There’s a lot of things for President Obama to fix that has gone to pot over the last eight years, including the safety of the food Americans eat. It’s not enough that our health care system is falling apart as more and more people can’t afford to get sick and go to the doctor,  that they probably have to go to the doctor any way because they are getting sick from the food they eat.

Fewer than one in four consumers now believe the U.S. food supply is safer than it was a year ago, according to new data from the University of Minnesota’s Food Industry Center.

The center said that after January’s national salmonella outbreak, just 22.5 percent of consumers in the study said they were confident the food supply is safer than a year ago, the lowest reading since the study began in May 2008. Eight people died and more than 500 have become ill in the most recent outbreak, which may have originated in a Georgia peanut plant and spread through peanut-butter products sold nationwide.
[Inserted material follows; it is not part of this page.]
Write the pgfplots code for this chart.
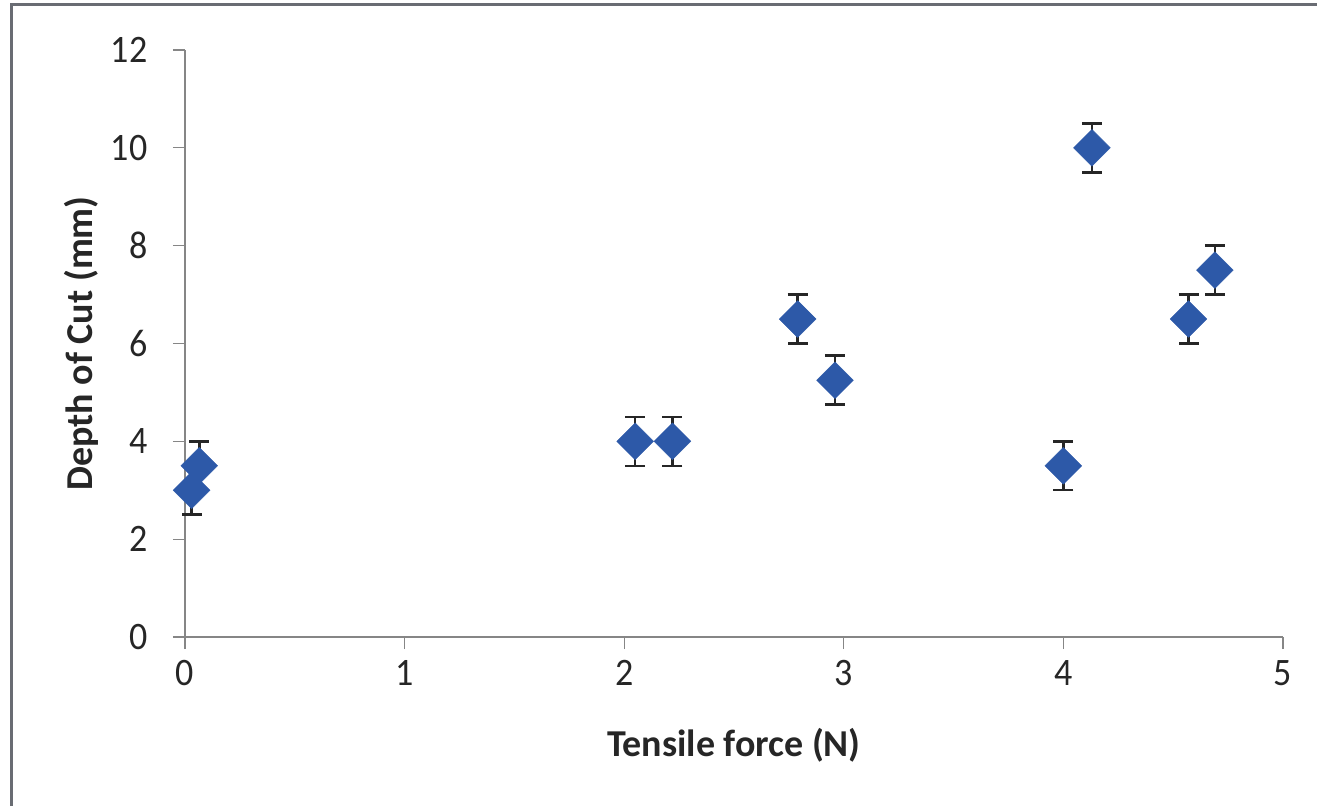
\documentclass[border=0pt]{standalone}
\usepackage{pgfplots}
\pgfplotsset{compat=1.18}
\usepackage{fontspec}
\setmainfont{Carlito}
\definecolor{ptblue}{RGB}{45,89,168}
\definecolor{axgray}{RGB}{134,134,134}
\definecolor{framegray}{RGB}{105,108,115}
\pgfplotstableread{
x y err
0.03 3.0 0.5
0.065 3.5 0.5
2.05 4.0 0.5
2.22 4.0 0.5
2.79 6.5 0.5
2.96 5.25 0.5
4.0 3.5 0.5
4.13 10.0 0.5
4.57 6.5 0.5
4.69 7.5 0.5
}\datatable
\begin{document}
\begin{tikzpicture}
\path[use as bounding box] (0pt,0pt) rectangle (1317pt,806pt);
\draw[framegray, line width=3pt] (11pt,0pt) -- (11pt,801pt) -- (1317pt,801pt);
\begin{axis}[
  at={(185pt,169pt)}, anchor=south west,
  scale only axis, width=1098pt, height=587pt,
  xmin=0, xmax=5, ymin=0, ymax=12,
  axis x line*=bottom, axis y line*=left,
  axis line style={axgray, line width=1.3pt},
  xtick={0,1,2,3,4,5}, ytick={0,2,4,6,8,10,12},
  tick align=outside, major tick length=12pt,
  tick style={axgray, line width=1.3pt},
  /pgf/number format/assume math mode=true,
  ticklabel style={font=\fontsize{36}{40}\selectfont, text=black!85, yscale=1.08},
  xticklabel style={yshift=-7pt},
  yticklabel style={xshift=-22pt},
  xlabel={\textbf{Tensile force (N)}},
  ylabel={\textbf{Depth of Cut (mm)}},
  label style={font=\fontsize{38}{42}\selectfont, text=black!85},
  xlabel style={at={(axis description cs:0.5,-0.184)}, anchor=center},
  ylabel style={at={(axis description cs:-0.0947,0.5)}, anchor=center},
  clip=false,
]
\addplot[only marks, mark=square*, mark size=13pt,
  mark options={rotate=45, fill=ptblue, draw=ptblue},
  error bars/.cd, y dir=both, y explicit,
  error bar style={black!85, line width=2.5pt},
  error mark options={rotate=90, mark size=10pt, line width=2.5pt, black!85}]
  table[x=x, y=y, y error=err]{\datatable};
\end{axis}
\end{tikzpicture}
\end{document}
The drop in confidence mirrors a similar drop last June, when a salmonella outbreak later traced to jalapeno peppers sickened nearly 1,500 people. The study involves continuously tracking consumer confidence in food supply safety via a weekly online survey of about 175 consumers from across the nation. The consumers are selected each week by a national market research company.

The ongoing study is conducted jointly with the Louisiana State University AgCenter and is funded by the National Center for Food Protection and Defense.